◆ **Problem**:
Copy out the listing that follows exactly, dropping every picture.

++++++

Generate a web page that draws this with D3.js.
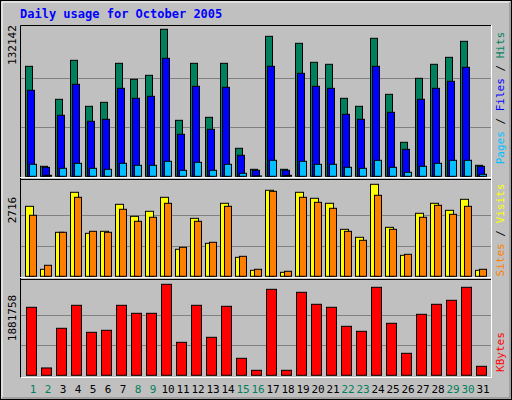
<!DOCTYPE html><html><head><meta charset="utf-8"><script src="https://d3js.org/d3.v7.min.js"></script>
<style>body{margin:0;background:#fff}text{font-family:"DejaVu Sans Mono",monospace}</style></head><body>
<svg id="c" width="512" height="400"></svg>
<script>
const days=d3.range(1,32).map(String);
const weekend=["1","2","8","9","15","16","22","23","29","30"];
const hits=[98870,8990,69210,104260,62920,66510,101570,87190,90780,132142,50330,101570,53030,101570,25170,6290,125830,6290,119540,102460,100670,70110,62920,124030,73700,30560,88080,100670,106960,121340,9890];
const files=[77300,8090,54830,82690,49430,51230,79090,70110,71900,106060,37750,80890,42240,79990,18870,5390,98870,5390,92580,80890,79090,55730,51230,98870,57520,24270,69210,79090,85390,97970,8990];
const pages=[10790,900,7190,11680,7190,6290,11680,9890,9890,13480,5390,12580,5390,10790,2700,300,14380,900,13480,10790,10790,8090,7190,14380,8090,3600,8990,11680,14380,14380,1800];
const visits=[2066,207,1299,2480,1269,1328,2125,1771,1919,2332,797,1712,974,2155,561,177,2539,118,2480,2303,2155,1387,1151,2716,1446,620,1860,2155,1948,2273,177];
const sites=[1801,325,1299,2332,1328,1299,1978,1624,1742,2155,856,1624,1004,2066,590,207,2509,148,2332,2184,2007,1328,1063,2391,1387,649,1742,2096,1830,2066,207];
const kbytes=[1406170,151650,971910,1447530,889200,930560,1447530,1282100,1282100,1881758,682410,1447530,785800,1426850,351540,103400,1778390,103400,1716360,1468210,1406170,1013270,909880,1819750,1075310,454940,1261420,1468210,1550930,1819750,186110];
const maxes=["132142","2716","1881758"];

const svg=d3.select("#c");
svg.append("rect").attr("x",0.5).attr("y",0.5).attr("width",511).attr("height",399).attr("fill","#c0c0c0").attr("stroke","#000");
svg.append("path").attr("d","M2,398V2H510").attr("stroke","#fff").attr("fill","none");
svg.append("path").attr("d","M2,398H510V2").attr("stroke","#808080").attr("fill","none");
svg.append("text").attr("x",20).attr("y",18).attr("fill","#0000ff").attr("font-weight","bold").attr("font-size",12).text("Daily usage for October 2005");

const x=d3.scaleBand().domain(days).range([25,490]).paddingInner(0).paddingOuter(0);
// frame
svg.append("path").attr("d","M20.5,378V25.5H491").attr("stroke","#000").attr("fill","none");
svg.append("path").attr("d","M20.5,377.5H491.5V25").attr("stroke","#fff").attr("fill","none");
[[177.5,179.5],[277.5,279.5]].forEach(([a,b])=>{
 svg.append("line").attr("x1",20).attr("x2",491).attr("y1",a).attr("y2",a).attr("stroke","#fff");
 svg.append("line").attr("x1",20).attr("x2",491).attr("y1",b).attr("y2",b).attr("stroke","#000");
});
const panels=[
 {y0:176.3,top:29.3,max:132142,series:[[hits,0,7,"#00805c"],[files,2,7,"#0000ff"],[pages,4,7,"#00c0ff"]],lab:45},
 {y0:276.3,top:184.3,max:2716,series:[[visits,0,8,"#ffff00"],[sites,4,7,"#ff8000"]],lab:210},
 {y0:375.3,top:284.3,max:1881758,series:[[kbytes,1,10,"#ff0000"]],lab:318}
];
panels.forEach((p,i)=>{
 const y=d3.scaleLinear().domain([0,p.max]).range([p.y0,p.top]);
 [1/3,2/3].forEach(f=>svg.append("line").attr("x1",21).attr("x2",491).attr("y1",Math.round(y(p.max*f))+0.5).attr("y2",Math.round(y(p.max*f))+0.5).attr("stroke","#808080"));
 p.series.forEach(([vals,off,w,col])=>{
  svg.append("g").selectAll("rect").data(vals).join("rect")
   .attr("x",(d,j)=>x(days[j])+off+0.5).attr("y",d=>y(d)).attr("width",w).attr("height",d=>p.y0-y(d))
   .attr("fill",col).attr("stroke","#000").attr("stroke-width",1);
 });
 svg.append("text").attr("transform",`translate(16,${p.lab}) rotate(-90)`).attr("text-anchor","middle").attr("font-size",11).attr("fill","#000").text(maxes[i]);
});
// right labels
function rlab(y,parts){const t=svg.append("text").attr("transform",`translate(504,${y}) rotate(-90)`).attr("font-size",11).attr("text-anchor","middle");
 parts.forEach(([s,c])=>t.append("tspan").attr("fill",c).text(s));}
rlab(98,[["Pages","#00c0ff"],[" / ","#000"],["Files","#0000ff"],[" / ","#000"],["Hits","#00805c"]]);
rlab(230,[["Sites","#ff8000"],[" / ","#000"],["Visits","#ffff00"]]);
rlab(352,[["KBytes","#ff0000"]]);
svg.append("g").selectAll("text").data(days).join("text").attr("x",d=>x(d)+8).attr("y",393).attr("text-anchor","middle").attr("font-size",11)
 .attr("fill",d=>weekend.includes(d)?"#00805c":"#000").text(d=>d);
</script></body></html>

++++++

◆ **Expected output**:
Generate a web page that draws this with D3.js.
<!DOCTYPE html><html><head><meta charset="utf-8"><script src="https://d3js.org/d3.v7.min.js"></script>
<style>body{margin:0;background:#fff}text{font-family:"DejaVu Sans Mono",monospace}</style></head><body>
<svg id="c" width="512" height="400"></svg>
<script>
const days=d3.range(1,32).map(String);
const weekend=["1","2","8","9","15","16","22","23","29","30"];
const hits=[98870,8990,69210,104260,62920,66510,101570,87190,90780,132142,50330,101570,53030,101570,25170,6290,125830,6290,119540,102460,100670,70110,62920,124030,73700,30560,88080,100670,106960,121340,9890];
const files=[77300,8090,54830,82690,49430,51230,79090,70110,71900,106060,37750,80890,42240,79990,18870,5390,98870,5390,92580,80890,79090,55730,51230,98870,57520,24270,69210,79090,85390,97970,8990];
const pages=[10790,900,7190,11680,7190,6290,11680,9890,9890,13480,5390,12580,5390,10790,2700,300,14380,900,13480,10790,10790,8090,7190,14380,8090,3600,8990,11680,14380,14380,1800];
const visits=[2066,207,1299,2480,1269,1328,2125,1771,1919,2332,797,1712,974,2155,561,177,2539,118,2480,2303,2155,1387,1151,2716,1446,620,1860,2155,1948,2273,177];
const sites=[1801,325,1299,2332,1328,1299,1978,1624,1742,2155,856,1624,1004,2066,590,207,2509,148,2332,2184,2007,1328,1063,2391,1387,649,1742,2096,1830,2066,207];
const kbytes=[1406170,151650,971910,1447530,889200,930560,1447530,1282100,1282100,1881758,682410,1447530,785800,1426850,351540,103400,1778390,103400,1716360,1468210,1406170,1013270,909880,1819750,1075310,454940,1261420,1468210,1550930,1819750,186110];
const maxes=["132142","2716","1881758"];

const svg=d3.select("#c");
svg.append("rect").attr("x",0.5).attr("y",0.5).attr("width",511).attr("height",399).attr("fill","#c0c0c0").attr("stroke","#000");
svg.append("path").attr("d","M2,398V2H510").attr("stroke","#fff").attr("fill","none");
svg.append("path").attr("d","M2,398H510V2").attr("stroke","#808080").attr("fill","none");
svg.append("text").attr("x",20).attr("y",18).attr("fill","#0000ff").attr("font-weight","bold").attr("font-size",12).text("Daily usage for October 2005");

const x=d3.scaleBand().domain(days).range([25,490]).paddingInner(0).paddingOuter(0);
// frame
svg.append("path").attr("d","M20.5,378V25.5H491").attr("stroke","#000").attr("fill","none");
svg.append("path").attr("d","M20.5,377.5H491.5V25").attr("stroke","#fff").attr("fill","none");
[[177.5,179.5],[277.5,279.5]].forEach(([a,b])=>{
 svg.append("line").attr("x1",20).attr("x2",491).attr("y1",a).attr("y2",a).attr("stroke","#fff");
 svg.append("line").attr("x1",20).attr("x2",491).attr("y1",b).attr("y2",b).attr("stroke","#000");
});
const panels=[
 {y0:176.3,top:29.3,max:132142,series:[[hits,0,7,"#00805c"],[files,2,7,"#0000ff"],[pages,4,7,"#00c0ff"]],lab:45},
 {y0:276.3,top:184.3,max:2716,series:[[visits,0,8,"#ffff00"],[sites,4,7,"#ff8000"]],lab:210},
 {y0:375.3,top:284.3,max:1881758,series:[[kbytes,1,10,"#ff0000"]],lab:318}
];
panels.forEach((p,i)=>{
 const y=d3.scaleLinear().domain([0,p.max]).range([p.y0,p.top]);
 [1/3,2/3].forEach(f=>svg.append("line").attr("x1",21).attr("x2",491).attr("y1",Math.round(y(p.max*f))+0.5).attr("y2",Math.round(y(p.max*f))+0.5).attr("stroke","#808080"));
 p.series.forEach(([vals,off,w,col])=>{
  svg.append("g").selectAll("rect").data(vals).join("rect")
   .attr("x",(d,j)=>x(days[j])+off+0.5).attr("y",d=>y(d)).attr("width",w).attr("height",d=>p.y0-y(d))
   .attr("fill",col).attr("stroke","#000").attr("stroke-width",1);
 });
 svg.append("text").attr("transform",`translate(16,${p.lab}) rotate(-90)`).attr("text-anchor","middle").attr("font-size",11).attr("fill","#000").text(maxes[i]);
});
// right labels
function rlab(y,parts){const t=svg.append("text").attr("transform",`translate(504,${y}) rotate(-90)`).attr("font-size",11).attr("text-anchor","middle");
 parts.forEach(([s,c])=>t.append("tspan").attr("fill",c).text(s));}
rlab(98,[["Pages","#00c0ff"],[" / ","#000"],["Files","#0000ff"],[" / ","#000"],["Hits","#00805c"]]);
rlab(230,[["Sites","#ff8000"],[" / ","#000"],["Visits","#ffff00"]]);
rlab(352,[["KBytes","#ff0000"]]);
svg.append("g").selectAll("text").data(days).join("text").attr("x",d=>x(d)+8).attr("y",393).attr("text-anchor","middle").attr("font-size",11)
 .attr("fill",d=>weekend.includes(d)?"#00805c":"#000").text(d=>d);
</script></body></html>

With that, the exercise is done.